What is a stroke?
A stroke or a brain attack occurs when a blood clot blocks a blood vessel or when a blood vessel bursts, interrupting blood flow to an area of the brain. An ischemic stroke occurs when the blood vessel is blocked. This is the most common type of stroke. A hemorrhagic stroke (brain bleed) occurs when a blood vessels breaks. This type of stroke is less common.
- What happens to the brain when a stroke occurs?
- The most important thing to remember is that the earlier a stroke victim gets to the emergency department, the better the chance that they will be able to receive treatment that stops or reduces the amount of brain damage from the stroke.
- When brain cells die, functions that were under control of the dying brain are lost. These include functions such as language, speech, movement, and sensation. The specific abilities lost or affected depend on where in the brain the stroke occurs and on the size of the stroke.
The brain needs oxygen in the blood to survive, when the blood flow is disrupted, the cells in the part of the brain that were receiving this blood can die.
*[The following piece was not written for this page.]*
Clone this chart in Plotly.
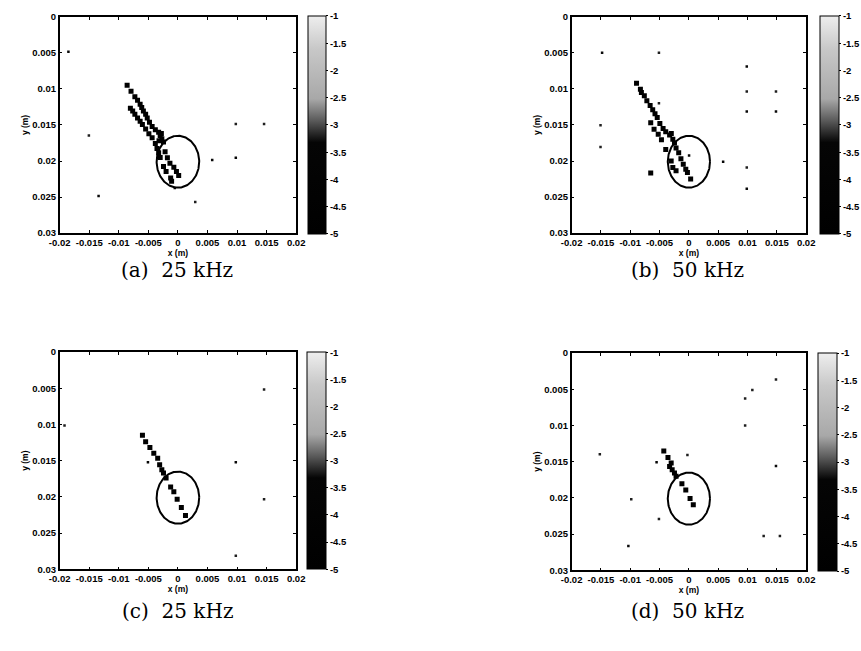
import numpy as np
import plotly.graph_objects as go

# ---- axes and colour-bar ticks ----
X_TICKS = [-0.02, -0.015, -0.01, -0.005, 0, 0.005, 0.01, 0.015, 0.02]
X_TICK_TEXT = ["-0.02", "-0.015", "-0.01", "-0.005", "0", "0.005", "0.01", "0.015", "0.02"]
Y_TICKS = [0, 0.005, 0.01, 0.015, 0.02, 0.025, 0.03]
Y_TICK_TEXT = ["0", "0.005", "0.01", "0.015", "0.02", "0.025", "0.03"]
CBAR_TICKS = [-1, -1.5, -2, -2.5, -3, -3.5, -4, -4.5, -5]
CBAR_TICK_TEXT = ["-1", "-1.5", "-2", "-2.5", "-3", "-3.5", "-4", "-4.5", "-5"]
CAPTIONS = ["(a)\u00a0 25 kHz", "(b)\u00a0 50 kHz", "(c)\u00a0 25 kHz", "(d)\u00a0 50 kHz"]

# circular target outline (m)
TARGET_CX = 0.0
TARGET_CY = 0.0201
TARGET_R = 0.0036

# ---- reconstructed image points: x (m), y (m), log amplitude ----
a_x = [-0.00859, -0.00793, -0.00728, -0.00683, -0.00639, -0.00612, -0.00584, -0.00546,
       -0.00519, -0.00481, -0.00436, -0.00382, -0.00326, -0.00300, -0.00272, -0.00244,
       -0.00280, -0.00320, -0.00217, -0.00178, -0.00135, -0.00069, -0.00025, 0.00013,
       -0.00804, -0.00765, -0.00728, -0.00683, -0.00639, -0.00601, -0.00546, -0.00491,
       -0.00436, -0.00382, -0.00354, -0.00326, -0.00300, -0.00244, -0.00200, -0.00123,
       -0.00107,
       -0.01852, -0.01506, -0.01342, 0.00979, 0.00580, 0.00979, 0.00293, 0.01457, -0.00053]
a_y = [0.00950, 0.01032, 0.01109, 0.01159, 0.01214, 0.01259, 0.01305, 0.01350,
       0.01405, 0.01463, 0.01523, 0.01568, 0.01600, 0.01645, 0.01691, 0.01736,
       0.01620, 0.01720, 0.01873, 0.01955, 0.02032, 0.02086, 0.02145, 0.02200,
       0.01268, 0.01305, 0.01350, 0.01405, 0.01450, 0.01495, 0.01555, 0.01623,
       0.01677, 0.01759, 0.01827, 0.01886, 0.01950, 0.02077, 0.02145, 0.02236,
       0.02281,
       0.00486, 0.01645, 0.02486, 0.01486, 0.01986, 0.01955, 0.02568, 0.01486, 0.02373]
a_v = [-4.6, -4.7, -4.8, -4.9, -4.9, -4.9, -4.9, -4.9,
       -4.9, -4.9, -4.9, -4.9, -4.9, -5.0, -5.0, -5.0,
       -5.0, -5.0, -4.8, -4.8, -4.8, -4.8, -4.8, -4.6,
       -4.3, -4.5, -4.6, -4.7, -4.7, -4.7, -4.7, -4.7,
       -4.7, -4.8, -4.8, -4.8, -4.8, -4.7, -4.7, -4.6,
       -4.5,
       -3.3, -3.2, -3.3, -3.2, -3.3, -3.4, -3.2, -3.2, -3.5]

b_x = [-0.00893, -0.00827, -0.00810, -0.00760, -0.00717, -0.00661, -0.00617, -0.00578,
       -0.00540, -0.00495, -0.00440, -0.00395, -0.00329, -0.00274, -0.00246, -0.00219,
       -0.00300, -0.00174, -0.00136, -0.00096, -0.00053, -0.00025, 0.00030,
       -0.00651, -0.00594, -0.00523, -0.00468, -0.00395, -0.00302, -0.00274, -0.00219,
       -0.00651,
       -0.01480, -0.00511, -0.01507, -0.01507, -0.00511, 0.00003, 0.00584, 0.00987,
       0.00987, 0.00987, 0.01485, 0.01485, 0.00987, 0.00987]
b_y = [0.00923, 0.01005, 0.01049, 0.01095, 0.01163, 0.01231, 0.01290, 0.01344,
       0.01398, 0.01480, 0.01548, 0.01593, 0.01638, 0.01697, 0.01751, 0.01819,
       0.01620, 0.01887, 0.01968, 0.02046, 0.02114, 0.02158, 0.02249,
       0.01470, 0.01561, 0.01629, 0.01706, 0.01842, 0.02000, 0.02091, 0.02136,
       0.02168,
       0.00498, 0.00498, 0.01503, 0.01805, 0.01199, 0.01923, 0.02009, 0.00688,
       0.01036, 0.01312, 0.01312, 0.01036, 0.02090, 0.02385]
b_v = [-4.6, -4.8, -4.9, -4.9, -4.9, -4.9, -4.9, -4.9,
       -4.9, -4.9, -4.9, -4.9, -5.0, -5.0, -5.0, -5.0,
       -4.9, -4.9, -4.9, -4.9, -4.8, -4.8, -4.6,
       -4.3, -4.3, -4.3, -4.3, -4.3, -4.4, -4.4, -4.4,
       -4.4,
       -3.3, -3.2, -3.2, -3.2, -3.2, -3.3, -3.4, -3.3,
       -3.2, -3.3, -3.3, -3.2, -3.2, -3.3]

c_x = [-0.00600, -0.00546, -0.00474, -0.00408, -0.00342, -0.00309, -0.00272, -0.00244,
       -0.00200, -0.00123, -0.00069, -0.00013, 0.00058, 0.00128,
       -0.00507, -0.01918, 0.01457, 0.00979, 0.00979, 0.01457]
c_y = [0.01150, 0.01240, 0.01317, 0.01398, 0.01466, 0.01557, 0.01625, 0.01670,
       0.01738, 0.01864, 0.01928, 0.02032, 0.02145, 0.02258,
       0.01520, 0.01014, 0.00516, 0.01520, 0.02814, 0.02032]
c_v = [-4.6, -4.7, -4.7, -4.7, -4.8, -5.0, -5.0, -5.0,
       -5.0, -4.8, -4.8, -4.8, -4.8, -4.7,
       -3.4, -3.2, -3.2, -3.3, -3.2, -3.2]

d_x = [-0.00428, -0.00357, -0.00302, -0.00329, -0.00285, -0.00246, -0.00219,
       -0.00119, -0.00053, 0.00020, 0.00075,
       -0.00551, -0.01519, -0.00025, -0.00983, -0.00511, -0.01032, 0.00959, 0.01082,
       0.01485, 0.00959, 0.01485, 0.01275, 0.01552]
d_y = [0.01353, 0.01443, 0.01520, 0.01565, 0.01611, 0.01656, 0.01701,
       0.01805, 0.01891, 0.02009, 0.02095,
       0.01507, 0.01398, 0.01407, 0.02018, 0.02290, 0.02665, 0.00629, 0.00512,
       0.00367, 0.01000, 0.01561, 0.02525, 0.02525]
d_v = [-4.4, -4.6, -4.9, -5.0, -5.0, -5.0, -5.0,
       -4.6, -4.6, -4.6, -4.6,
       -3.4, -3.2, -3.2, -3.2, -3.2, -3.3, -3.2, -3.2,
       -3.2, -3.2, -3.3, -3.2, -3.2]

PANELS = [(a_x, a_y, a_v), (b_x, b_y, b_v), (c_x, c_y, c_v), (d_x, d_y, d_v)]

# ---- layout geometry (pixels, converted to paper fractions) ----
W, H = 861, 651
# plot boxes: left, right, top, bottom
BOXES = [(50, 293, 11, 231), (576, 817, 11, 231), (50, 293, 352, 573), (576, 817, 353, 574)]
# colour bars: left, width, top, bottom
CBARS = [(305, 18, 10, 232), (831, 19, 10, 232), (304, 19, 352, 573), (829, 19, 353, 575)]
CAPTION_POS = [(171, 269), (695, 269), (171, 615), (695, 615)]

GRAYSCALE = [[0.0, "#000000"], [0.42, "#050505"], [0.52, "#5a5a5a"],
             [0.62, "#a8a8a8"], [0.85, "#c8c8c8"], [1.0, "#eeeeee"]]

tick_font = dict(family="Liberation Sans, Arial", size=9.5, color="black", weight="bold")
title_font = dict(family="Liberation Sans, Arial", size=8.5, color="black", weight="bold")

fig = go.Figure()
layout = dict(width=W, height=H, margin=dict(l=0, r=0, t=0, b=0),
              paper_bgcolor="white", plot_bgcolor="white", showlegend=False)

theta = np.linspace(0, 2 * np.pi, 200)
circ_x = TARGET_CX + TARGET_R * np.cos(theta)
circ_y = TARGET_CY + TARGET_R * np.sin(theta)

for i, (px, py, pv) in enumerate(PANELS):
    n = "" if i == 0 else str(i + 1)
    xa, ya, ca = "x" + n, "y" + n, "coloraxis" + n
    sizes = [5 if v < -4 else 2.5 for v in pv]
    fig.add_trace(go.Scatter(
        x=px, y=py, mode="markers", xaxis=xa, yaxis=ya,
        marker=dict(symbol="square", size=sizes, color=pv, coloraxis=ca,
                    opacity=1, line=dict(width=0)),
        hoverinfo="skip"))
    fig.add_trace(go.Scatter(
        x=circ_x, y=circ_y, mode="lines", xaxis=xa, yaxis=ya,
        line=dict(color="black", width=2), hoverinfo="skip"))

    l, r, t, b = BOXES[i]
    layout["xaxis" + n] = dict(
        domain=[l / W, r / W], anchor=ya, range=[-0.02, 0.02],
        tickvals=X_TICKS, ticktext=X_TICK_TEXT, ticks="inside", ticklen=3,
        tickcolor="black", showline=True, linecolor="black", linewidth=1.5, mirror="ticks",
        showgrid=False, zeroline=False, tickfont=tick_font,
        title=dict(text="x (m)", font=title_font, standoff=0))
    layout["yaxis" + n] = dict(
        domain=[1 - b / H, 1 - t / H], anchor=xa, range=[0.03, 0],
        tickvals=Y_TICKS, ticktext=Y_TICK_TEXT, ticks="inside", ticklen=3,
        tickcolor="black", showline=True, linecolor="black", linewidth=1.5, mirror="ticks",
        showgrid=False, zeroline=False, tickfont=tick_font,
        title=dict(text="y (m)", font=title_font, standoff=2))

    cl, cw, ct, cb = CBARS[i]
    layout[ca] = dict(
        cmin=-5, cmax=-1, colorscale=GRAYSCALE,
        colorbar=dict(
            x=cl / W, xanchor="left", xref="paper",
            y=1 - (ct + cb) / 2 / H, yanchor="middle", yref="paper",
            len=(cb - ct) / H, lenmode="fraction",
            thickness=cw, thicknessmode="pixels",
            outlinecolor="black", outlinewidth=1,
            tickvals=CBAR_TICKS, ticktext=CBAR_TICK_TEXT,
            ticks="outside", ticklen=2, tickcolor="black",
            tickfont=tick_font, xpad=0, ypad=0))

annotations = []
for (cx, cy), text in zip(CAPTION_POS, CAPTIONS):
    annotations.append(dict(
        x=cx / W, y=1 - cy / H, xref="paper", yref="paper", text=text,
        showarrow=False, xanchor="center", yanchor="middle", borderpad=0,
        font=dict(family="DejaVu Serif", size=20, color="black")))
layout["annotations"] = annotations

fig.update_layout(**layout)
fig.write_html("out.html")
These cells usually die within minutes to a few hours after the stroke starts. When cells die, chemicals are released that can cause even more cells to die. This is why there is a small window of opportunity for treatment of ischemic stroke.
For example, someone who has a small stroke may experience only minor effects such as weakness of an arm or leg. On the other hand, someone who has a larger stroke may be left paralyzed on one side or lose his/her ability to express and process language. Some people recover completely from less serious strokes, while other individuals lose their lives to very severe strokes.